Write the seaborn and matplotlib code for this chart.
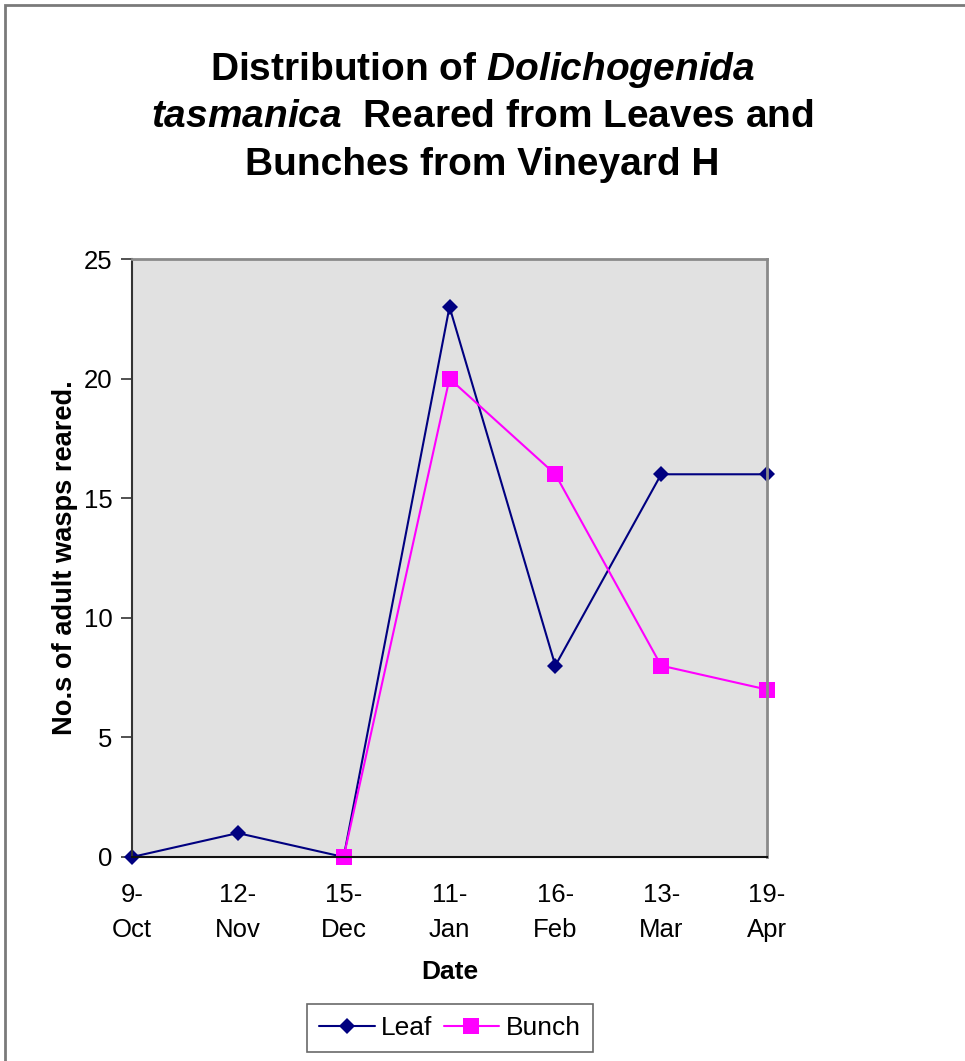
import matplotlib
matplotlib.use("Agg")
import matplotlib.pyplot as plt
from matplotlib.patches import Rectangle
import numpy as np
import pandas as pd
import seaborn as sns

# Sampling dates and counts of adult wasps reared
dates = ["9-\nOct", "12-\nNov", "15-\nDec", "11-\nJan", "16-\nFeb", "13-\nMar", "19-\nApr"]
leaf = [0, 1, 0, 23, 8, 16, 16]
bunch = [np.nan, np.nan, 0, 20, 16, 8, 7]
y_ticks = [0, 5, 10, 15, 20, 25]

sns.set_theme(style="white")
plt.rcParams["font.family"] = ["Liberation Sans", "DejaVu Sans"]
plt.rcParams.update({
    "text.color": "black",
    "axes.labelcolor": "black",
    "xtick.color": "black",
    "ytick.color": "black",
    "mathtext.fontset": "custom",
    "mathtext.rm": "Liberation Sans:bold",
    "mathtext.it": "Liberation Sans:bold:italic",
    "mathtext.bf": "Liberation Sans:bold",
    "mathtext.bfit": "Liberation Sans:bold:italic",
})

df = pd.DataFrame({"pos": np.arange(len(dates)), "Date": dates, "Leaf": leaf, "Bunch": bunch})

fig = plt.figure(figsize=(9.65, 10.61), dpi=100)
ax = fig.add_axes([132 / 965, 1 - 857 / 1061, 635 / 965, 598 / 1061])
ax.set_facecolor("#E1E1E1")

sns.lineplot(data=df, x="pos", y="Leaf", ax=ax, color="#000080", lw=1.5,
             marker="D", markersize=8.5, markeredgewidth=0, label="Leaf", sort=False)
sns.lineplot(data=df.dropna(), x="pos", y="Bunch", ax=ax, color="#FF00FF", lw=1.5,
             marker="s", markersize=12, markeredgewidth=0, label="Bunch", sort=False)
for line in ax.lines:
    line.set_clip_on(False)

ax.set_xlim(0, len(dates) - 1)
ax.set_ylim(0, 25)
ax.set_xticks(df["pos"])
ax.set_xticklabels(dates, fontsize=18.5, linespacing=1.55)
ax.set_yticks(y_ticks)
ax.set_yticklabels([str(t) for t in y_ticks], fontsize=18.5)
ax.tick_params(axis="x", direction="inout", length=16, width=1.2, color="#333333", pad=11)
ax.tick_params(axis="y", direction="out", length=8, width=1.2, color="#333333", pad=6, left=True)

for side in ["top", "right"]:
    ax.spines[side].set_color("#8A8A8A")
    ax.spines[side].set_linewidth(2)
ax.spines["left"].set_color("#333333")
ax.spines["left"].set_linewidth(1.5)
ax.spines["bottom"].set_color("#111111")
ax.spines["bottom"].set_linewidth(1.5)

ax.set_xlabel("Date", fontsize=19, fontweight="bold", labelpad=13)
ax.set_ylabel("No.s of adult wasps reared.", fontsize=19.6, fontweight="bold", labelpad=4)

# Title with italic species name
title_kw = dict(ha="center", va="center", fontsize=28, fontweight="bold")
fig.text(0.5, 1 - 70 / 1061, r"Distribution of $\mathit{Dolichogenida}$", **title_kw)
fig.text(0.5, 1 - 117 / 1061, r"$\mathit{tasmanica}$  Reared from Leaves and", **title_kw)
fig.text(0.5, 1 - 165 / 1061, "Bunches from Vineyard H", **title_kw)

leg = ax.legend(loc="center", bbox_to_anchor=(450 / 965, 1 - 1028 / 1061),
                bbox_transform=fig.transFigure, ncol=2, frameon=True, fancybox=False,
                fontsize=19, handlelength=2.1, handletextpad=0.25, columnspacing=0.42,
                borderpad=0.45, borderaxespad=0, edgecolor="#444444")
leg.get_frame().set_linewidth(1.2)

# Outer chart border
fig.patches.append(Rectangle((4.5 / 965, -0.01), 1.0, 1 - 4.5 / 1061 + 0.01,
                             transform=fig.transFigure, fill=False,
                             edgecolor="#7A7A7A", lw=2))

fig.savefig("out.png", dpi=100)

══════════

**WHAT TO WORK ON:** Please restate the material above line by line, exactly, beginning at its first line and ending with the line that contains "y_ticks = [0, 5, 10, 15, 20, 25]", without any pictures.

**ANSWER FOR THE TASK:**
Write the seaborn and matplotlib code for this chart.
import matplotlib
matplotlib.use("Agg")
import matplotlib.pyplot as plt
from matplotlib.patches import Rectangle
import numpy as np
import pandas as pd
import seaborn as sns

# Sampling dates and counts of adult wasps reared
dates = ["9-\nOct", "12-\nNov", "15-\nDec", "11-\nJan", "16-\nFeb", "13-\nMar", "19-\nApr"]
leaf = [0, 1, 0, 23, 8, 16, 16]
bunch = [np.nan, np.nan, 0, 20, 16, 8, 7]
y_ticks = [0, 5, 10, 15, 20, 25]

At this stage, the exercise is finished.